Fed Watch 2026: How Federal Reserve Decisions Impact Your Financial Future
In 2026, the eyes of the global economy—and specifically the American public—are fixed on the Federal Reserve (the "Fed"). This isn’t just an abstract economic debate; it is a series of policy decisions that directly impact your wallet, your home, and your long-term financial stability. But what exactly do the Fed’s interest rate decisions mean for your day-to-day life?
1. What is the Federal Reserve and Why Do They Set Rates?
The Federal Reserve, or "the Fed," is the central bank of the United States. It functions as an independent entity tasked with a "dual mandate": achieving maximum employment and maintaining stable prices (controlling inflation).
To achieve these goals, they primarily use the Federal Funds Rate. This is the interest rate at which commercial banks lend money to each other overnight. When the Fed raises this rate, borrowing becomes more expensive, which slows down spending to curb inflation. Conversely, when they lower it, they encourage borrowing to stimulate economic growth.
2. The 2026 Economic Landscape: What’s Happening Now?

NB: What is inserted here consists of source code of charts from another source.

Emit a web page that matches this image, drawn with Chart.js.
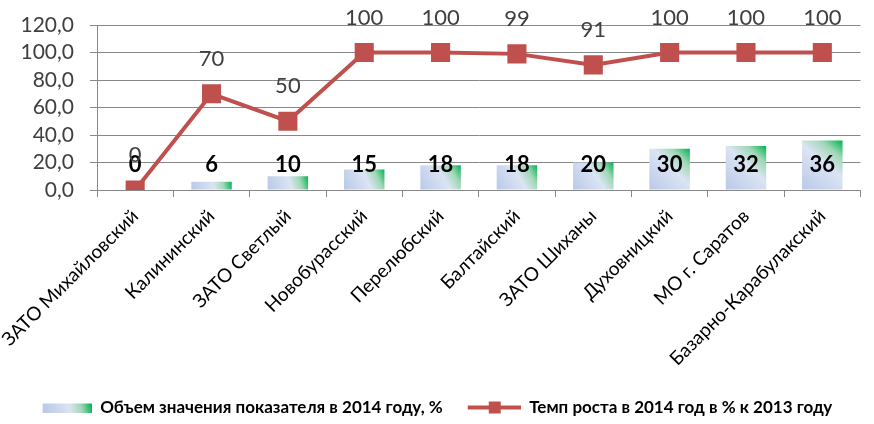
<!DOCTYPE html>
<html>
<head>
<meta charset="utf-8">
<script src="https://cdn.jsdelivr.net/npm/chart.js@4"></script>
<style>
html,body{margin:0;padding:0;background:#fff;}
#wrap{width:874px;height:424px;position:relative;}
</style>
</head>
<body>
<div id="wrap"><canvas id="c" width="874" height="424"></canvas></div>
<script>
const categories = ["ЗАТО Михайловский","Калининский","ЗАТО Светлый","Новобурасский","Перелюбский","Балтайский","ЗАТО Шиханы","Духовницкий","МО г. Саратов","Базарно-Карабулакский"];
const volume2014 = [0, 6, 10, 15, 18, 18, 20, 30, 32, 36];
const growth2014 = [0, 70, 50, 100, 100, 99, 91, 100, 100, 100];
const volumeLabels = ["0","6","10","15","18","18","20","30","32","36"];
const growthLabels = ["0","70","50","100","100","99","91","100","100","100"];
const seriesNames = ["Объем значения показателя в 2014 году, %", "Темп роста в 2014 год в % к 2013 году"];

const FONT = "Lato";
const RED = "#C0504D";

function barGradient(ctx, x0, y0, x1, y1) {
  const g = ctx.createLinearGradient(x0, y0, x1, y1);
  g.addColorStop(0, "#b8c8e8");
  g.addColorStop(0.55, "#dbe4f3");
  g.addColorStop(0.78, "#9fd8b6");
  g.addColorStop(1, "#00b050");
  return g;
}

// legend images (box width 56)
const legBar = document.createElement("canvas");
legBar.width = 56; legBar.height = 10;
(function(){ const c = legBar.getContext("2d"); c.fillStyle = barGradient(c, 7, 10, 56, 0); c.fillRect(7,1,49,9); })();
const legLine = document.createElement("canvas");
legLine.width = 56; legLine.height = 14;
(function(){ const c = legLine.getContext("2d"); c.strokeStyle = RED; c.lineWidth = 4; c.beginPath(); c.moveTo(3,7); c.lineTo(56,7); c.stroke(); c.fillStyle = RED; c.fillRect(24,1,12,12); })();

const labelPlugin = {
  id: "valueLabels",
  afterDatasetsDraw(chart) {
    const ctx = chart.ctx;
    const yScale = chart.scales.y;
    const base = yScale.getPixelForValue(0);
    ctx.save();
    ctx.textAlign = "center";
    ctx.textBaseline = "middle";
    const m0 = chart.getDatasetMeta(0);
    ctx.font = "bold 22px " + FONT;
    ctx.fillStyle = "#000";
    m0.data.forEach((el, i) => { ctx.fillText(volumeLabels[i], el.x, base - 25); });
    const m1 = chart.getDatasetMeta(1);
    ctx.font = "22px " + FONT;
    ctx.fillStyle = "#404040";
    m1.data.forEach((el, i) => { ctx.fillText(growthLabels[i], el.x, el.y - 35); });
    ctx.restore();
  }
};

new Chart(document.getElementById("c"), {
  type: "bar",
  data: {
    labels: categories,
    datasets: [
      {
        type: "bar",
        label: seriesNames[0],
        data: volume2014,
        order: 1,
        barPercentage: 0.53,
        categoryPercentage: 1.0,
        borderWidth: 0,
        backgroundColor: (c) => {
          const chart = c.chart;
          if (!chart.chartArea || c.dataIndex === undefined) return "#c6d4ee";
          const xs = chart.scales.x, ys = chart.scales.y;
          const x = xs.getPixelForValue(c.dataIndex);
          const hw = 20.5;
          const yTop = ys.getPixelForValue(volume2014[c.dataIndex]);
          const yBase = ys.getPixelForValue(0);
          return barGradient(chart.ctx, x - hw, yBase, x + hw, yTop);
        }
      },
      {
        type: "line",
        label: seriesNames[1],
        data: growth2014,
        order: 0,
        borderColor: RED,
        borderWidth: 4,
        backgroundColor: RED,
        pointStyle: "rect",
        pointRadius: 13.5,
        pointBorderWidth: 0,
        pointBackgroundColor: RED,
        tension: 0,
        fill: false
      }
    ]
  },
  options: {
    responsive: false,
    animation: false,
    layout: { padding: { top: 25, right: 6, left: 0, bottom: -2 } },
    plugins: {
      tooltip: { enabled: false },
      legend: {
        position: "bottom",
        labels: {
          usePointStyle: true,
          pointStyleWidth: 56,
          padding: 22,
          color: "#000",
          font: { family: FONT, size: 17, weight: "bold" },
          generateLabels: (chart) => [
            { text: seriesNames[0], datasetIndex: 0, pointStyle: legBar, fillStyle: "#c6d4ee", strokeStyle: "transparent", lineWidth: 0, hidden: false },
            { text: seriesNames[1], datasetIndex: 1, pointStyle: legLine, fillStyle: RED, strokeStyle: RED, lineWidth: 0, hidden: false }
          ]
        }
      }
    },
    scales: {
      x: {
        offset: true,
        grid: { offset: true, drawOnChartArea: false, drawTicks: true, tickLength: 7, color: "#888" },
        border: { display: true, color: "#888", width: 1 },
        ticks: { minRotation: 45, maxRotation: 45, autoSkip: false, padding: 8, color: "#000", font: { family: FONT, size: 19 } },
        afterFit: (s) => { s.height = 187; s.paddingLeft = 0; s.paddingRight = 0; }
      },
      y: {
        min: 0, max: 120,
        ticks: { stepSize: 20, autoSkip: false, padding: 16, color: "#404040", font: { family: FONT, size: 21 },
          callback: (v) => v.toFixed(1).replace(".", ",") },
        grid: { color: "#888", tickLength: 7, lineWidth: 1 },
        border: { display: true, color: "#888" },
        afterFit: (s) => { s.width = 97; s.paddingTop = 0; s.paddingBottom = 0; }
      }
    }
  },
  plugins: [labelPlugin]
});
</script>
</body>
</html>
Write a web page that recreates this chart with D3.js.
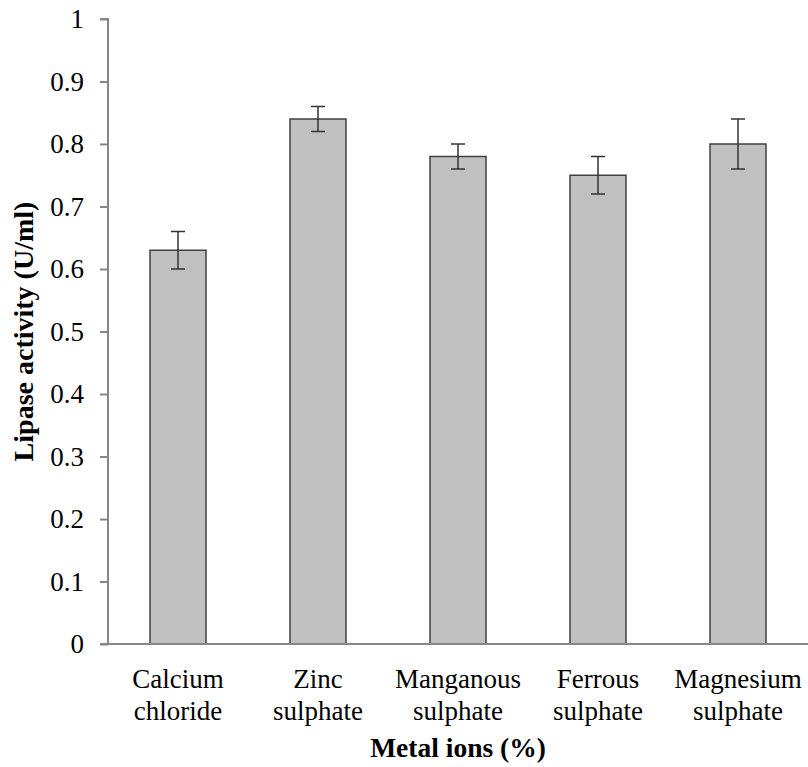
<!DOCTYPE html>
<html>
<head>
<meta charset="utf-8">
<script src="https://cdn.jsdelivr.net/npm/d3@7"></script>
<style>
  body { margin: 0; background: #fff; }
</style>
</head>
<body>
<script>
// chart data
const categories = [["Calcium", "chloride"], ["Zinc", "sulphate"], ["Manganous", "sulphate"], ["Ferrous", "sulphate"], ["Magnesium", "sulphate"]];
const activity = [0.63, 0.84, 0.78, 0.75, 0.80];
const errors = [0.03, 0.02, 0.02, 0.03, 0.04];
const yTicks = [0, 0.1, 0.2, 0.3, 0.4, 0.5, 0.6, 0.7, 0.8, 0.9, 1];

const width = 808;
const height = 767;
const margin = { top: 19, right: 0, bottom: 123, left: 108 };
const font = '"Liberation Serif"';
const fontSize = 27;

const svg = d3.select('body')
  .append('svg')
  .attr('width', width)
  .attr('height', height);

const x = d3.scaleBand()
  .domain(d3.range(categories.length))
  .range([margin.left, width - margin.right])
  .paddingInner(0.6)
  .paddingOuter(0.3);

const y = d3.scaleLinear()
  .domain([0, 1])
  .range([height - margin.bottom, margin.top]);

// bars
svg.selectAll('rect.bar')
  .data(activity)
  .enter()
  .append('rect')
  .attr('class', 'bar')
  .attr('x', (d, i) => x(i))
  .attr('y', d => y(d))
  .attr('width', x.bandwidth())
  .attr('height', d => y(0) - y(d))
  .attr('fill', '#c0c0c0')
  .attr('stroke', '#404040')
  .attr('stroke-width', 1.5);

// error bars
const cap = 7;
activity.forEach((d, i) => {
  const cx = x(i) + x.bandwidth() / 2;
  const g = svg.append('g').attr('stroke', '#333').attr('stroke-width', 1.5);
  g.append('line')
    .attr('x1', cx).attr('x2', cx)
    .attr('y1', y(d + errors[i])).attr('y2', y(d - errors[i]));
  g.append('line')
    .attr('x1', cx - cap).attr('x2', cx + cap)
    .attr('y1', y(d + errors[i])).attr('y2', y(d + errors[i]));
  g.append('line')
    .attr('x1', cx - cap).attr('x2', cx + cap)
    .attr('y1', y(d - errors[i])).attr('y2', y(d - errors[i]));
});

// y axis
const yAxis = svg.append('g')
  .attr('transform', `translate(${margin.left},0)`)
  .call(d3.axisLeft(y).tickValues(yTicks).tickFormat(d => String(+d.toFixed(1))).tickSize(8).tickPadding(16));
yAxis.select('.domain').attr('stroke', '#868686').attr('stroke-width', 2).attr('d', `M-8,${y(1)}H0V${y(0)}`);
yAxis.selectAll('.tick line').attr('stroke', '#868686').attr('stroke-width', 2);
yAxis.selectAll('.tick text')
  .style('font-family', font)
  .style('font-size', fontSize + 'px')
  .attr('fill', '#000');

// x axis
svg.append('line')
  .attr('x1', margin.left - 8)
  .attr('x2', width)
  .attr('y1', y(0))
  .attr('y2', y(0))
  .attr('stroke', '#868686')
  .attr('stroke-width', 2);

// category labels
categories.forEach((c, i) => {
  const cx = x(i) + x.bandwidth() / 2;
  const t = svg.append('text')
    .attr('y', y(0) + 44)
    .attr('text-anchor', 'middle')
    .style('font-family', font)
    .style('font-size', fontSize + 'px');
  t.append('tspan').attr('x', cx).text(c[0]);
  t.append('tspan').attr('x', cx).attr('dy', 32).text(c[1]);
});

// axis titles
svg.append('text')
  .attr('x', 458)
  .attr('y', 757)
  .attr('text-anchor', 'middle')
  .style('font-family', font)
  .style('font-size', '27.5px')
  .style('font-weight', 'bold')
  .text('Metal ions (%)');

svg.append('text')
  .attr('transform', `translate(33,${(y(0) + y(1)) / 2}) rotate(-90)`)
  .attr('text-anchor', 'middle')
  .style('font-family', font)
  .style('font-size', '28px')
  .style('font-weight', 'bold')
  .text('Lipase activity (U/ml)');
</script>
</body>
</html>
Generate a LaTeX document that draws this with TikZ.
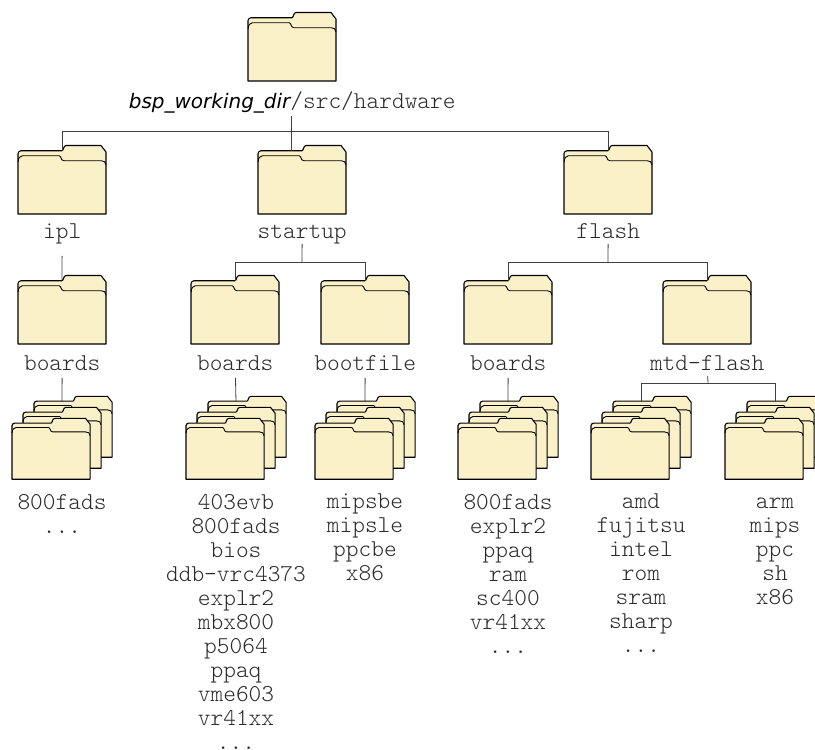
\documentclass[tikz,border=0pt]{standalone}
\usepackage{fontspec}
\setsansfont{DejaVu Sans}
\setmonofont{Latin Modern Mono Light}
\usetikzlibrary{positioning}
\definecolor{folderfill}{HTML}{FBF1C9}
\definecolor{textgray}{HTML}{2A2A2A}
\tikzset{
  pics/folder/.style={code={
    \node[inner sep=0pt,minimum width=88pt,minimum height=69pt,anchor=north west] (-box) at (0,0) {};
    \coordinate (-top) at (44,5.7);
    \path[draw=black,fill=folderfill,line width=1.1pt,line join=round]
      (0,69) -- (0,8.5) .. controls (0,7) and (1.5,5.7) .. (3.3,5.7) -- (44,5.7)
      .. controls (45.5,5.7) and (45.5,.5) .. (48,.5) -- (83,.5) -- (88,7) -- (88,69) -- cycle;
    \draw[line width=.9pt,line join=round]
      (0,17) .. controls (.5,13) and (2,10.7) .. (4.5,10.7) -- (41,10.7)
      .. controls (43.5,10.7) and (42.5,15.7) .. (46,15.7) -- (83,15.7) .. controls (86,15.7) and (88,17) .. (88,20);
  }},
  pics/folderstack/.style={code={
    \pic[scale=.887] (-c) at (22,-22) {folder};
    \pic[scale=.887] (-b) at (11,-11) {folder};
    \pic[scale=.887] (-a) at (0,0) {folder};
    \coordinate (-top) at (50,-16);
    \coordinate (-base) at (50,62);
  }},
  dir label/.style={font=\fontsize{24.2}{24}\selectfont\ttfamily,text=textgray,inner sep=0pt},
  list label/.style={dir label,align=center,anchor=north,execute at begin node=\strut},
  conn/.style={draw=black!75,line width=.8pt}
}
\begin{document}
\begin{tikzpicture}[x=1pt,y=-1pt,node distance=8pt]
  \useasboundingbox (0,0) rectangle (815,750);
  \clip (0,0) rectangle (815,750);

  \pic (root) at (248,12) {folder};
  \node[dir label,text height=16pt,text depth=5pt] (rootlabel) [below=11pt of root-box] {\textsf{\fontsize{20}{22}\selectfont\itshape\color{black} bsp\_working\_dir}/src/hardware};

  \pic (ipl) at (18,145) {folder};
  \pic (startup) at (258,145) {folder};
  \pic (flash) at (564,145) {folder};
  \node[dir label,text height=16pt,text depth=5pt] (ipllabel) [below=8pt of ipl-box] {ipl};
  \node[dir label,text height=16pt,text depth=5pt] (startuplabel) [below=8pt of startup-box] {startup};
  \node[dir label,text height=16pt,text depth=5pt] (flashlabel) [below=8pt of flash-box] {flash};

  \pic (iplboards) at (18,275) {folder};
  \pic (stboards) at (191,275) {folder};
  \pic (bootfile) at (321,275) {folder};
  \pic (flboards) at (464,275) {folder};
  \pic (mtdflash) at (663,275) {folder};
  \node[dir label,text height=16pt,text depth=5pt] (iplboardslabel) [below=10pt of iplboards-box] {boards};
  \node[dir label,text height=16pt,text depth=5pt] (stboardslabel) [below=10pt of stboards-box] {boards};
  \node[dir label,text height=16pt,text depth=5pt] (bootfilelabel) [below=10pt of bootfile-box] {bootfile};
  \node[dir label,text height=16pt,text depth=5pt] (flboardslabel) [below=10pt of flboards-box] {boards};
  \node[dir label,text height=16pt,text depth=5pt] (mtdflashlabel) [below=10pt of mtdflash-box] {mtd-flash};

  \pic (iplstack) at (12,418) {folderstack};
  \pic (ststack) at (186,418) {folderstack};
  \pic (bootstack) at (315,418) {folderstack};
  \pic (flstack) at (458,418) {folderstack};
  \pic (amdstack) at (591,418) {folderstack};
  \pic (armstack) at (725,418) {folderstack};

  \node[list label,below=14pt of iplstack-base] (ipllist) {800fads\\...};
  \node[list label,below=14pt of ststack-base] (stlist) {403evb\\800fads\\bios\\ddb-vrc4373\\explr2\\mbx800\\p5064\\ppaq\\vme603\\vr41xx\\...};
  \node[list label,below=14pt of bootstack-base] (bootlist) {mipsbe\\mipsle\\ppcbe\\x86};
  \node[list label,below=14pt of flstack-base] (fllist) {800fads\\explr2\\ppaq\\ram\\sc400\\vr41xx\\...};
  \node[list label,below=14pt of amdstack-base] (amdlist) {amd\\fujitsu\\intel\\rom\\sram\\sharp\\...};
  \node[list label,below=18pt of armstack-base] (armlist) {arm\\mips\\ppc\\sh\\x86};

  % buses
  \coordinate (rootbus) at (291,131);
  \coordinate (startupbus) at (302,262);
  \coordinate (flashbus) at (608,262);
  \coordinate (mtdbus) at (708,383);

  \draw[conn,shorten <=2pt] (rootlabel.south -| rootbus) -- (rootbus |- startup-top);
  \draw[conn] (rootbus) -| (ipl-top);
  \draw[conn] (rootbus) -| (flash-top);
  \draw[conn,shorten <=12pt] (ipllabel) -- (iplboards-top);
  \draw[conn] (startuplabel) -- (startupbus);
  \draw[conn] (startupbus) -| (stboards-top);
  \draw[conn] (startupbus) -| (bootfile-top);
  \draw[conn] (flashlabel) -- (flashbus);
  \draw[conn] (flashbus) -| (flboards-top);
  \draw[conn] (flashbus) -| (mtdflash-top);
  \draw[conn,shorten <=2pt] (iplboardslabel) -- (iplstack-top);
  \draw[conn,shorten <=2pt] (stboardslabel) -- (ststack-top);
  \draw[conn,shorten <=2pt] (bootfilelabel) -- (bootstack-top);
  \draw[conn,shorten <=2pt] (flboardslabel) -- (flstack-top);
  \draw[conn] (mtdflashlabel) -- (mtdbus);
  \draw[conn] (mtdbus) -| (amdstack-top);
  \draw[conn] (mtdbus) -| (armstack-top);
\end{tikzpicture}
\end{document}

As of March 2026, the Federal Funds Rate sits in the range of 3.50% to 3.75%. After years of intense inflation, the market is currently waiting for the Fed to begin a cycle of rate cuts. However, geopolitical instability and shifting labor market data have created two distinct schools of thought among analysts:
* The Optimists: Investors hope for 1 to 2 rate cuts later this year, which would ease the cost of debt.
* The Cautionaries: Some Fed officials warn that inflation remains sticky, which could mean rates will remain higher for longer to ensure price stability.
3. The Direct Impact on Your Life
A. Your Home (Mortgages)
If you are looking to buy a house or refinance your current one, interest rates are your primary financial lever.
* When rates fall: Mortgage rates generally follow the bond market, which reacts to Fed expectations. A decrease in rates means a lower monthly mortgage payment, making homeownership more accessible for families.
* The flip side: Lower rates often bring more buyers into the market, which can increase competition and drive up home prices (demand).
B. Your Savings (Yields)
This is where savers feel the "dual edge" of interest rate policy.
* When rates are high: Banks compete for your deposits, offering higher yields on High-Yield Savings Accounts (HYSA) and Certificates of Deposit (CDs).
* When rates fall: The interest earned on your cash holdings drops. This is the time to audit your banking products to ensure you are still getting the most competitive yield available.
C. Credit Cards and Personal Loans
Most credit cards feature "variable rates." When the Fed hikes rates, the Annual Percentage Rate (APR) on your card usually increases, making your balance more expensive to carry. A shift toward rate cuts by the Fed can provide much-needed relief for those currently managing high-interest consumer debt.
4. Key Strategies for You: What Should You Do?
* Don't "Wait and See": Do not base your long-term financial plan solely on rumors or predictions of rate cuts. Focus on your personal budget.
* Audit Your Debt: If you hold high-interest debt, prioritize paying it down. If interest rates do drop, look for opportunities to refinance, but don't count on that as your only strategy.
* Diversify Your Savings: Don't rely solely on basic bank accounts. As rates fluctuate, consider a mix of liquid savings and longer-term investments to balance yield and accessibility.
5. Conclusion
The Federal Reserve’s policy in 2026 is a balancing act between fostering economic growth and keeping inflation in check. While no one can perfectly predict the exact day the Fed will adjust rates, understanding the fundamental mechanics of how these changes ripple through the economy empowers you to protect your assets and make informed financial decisions.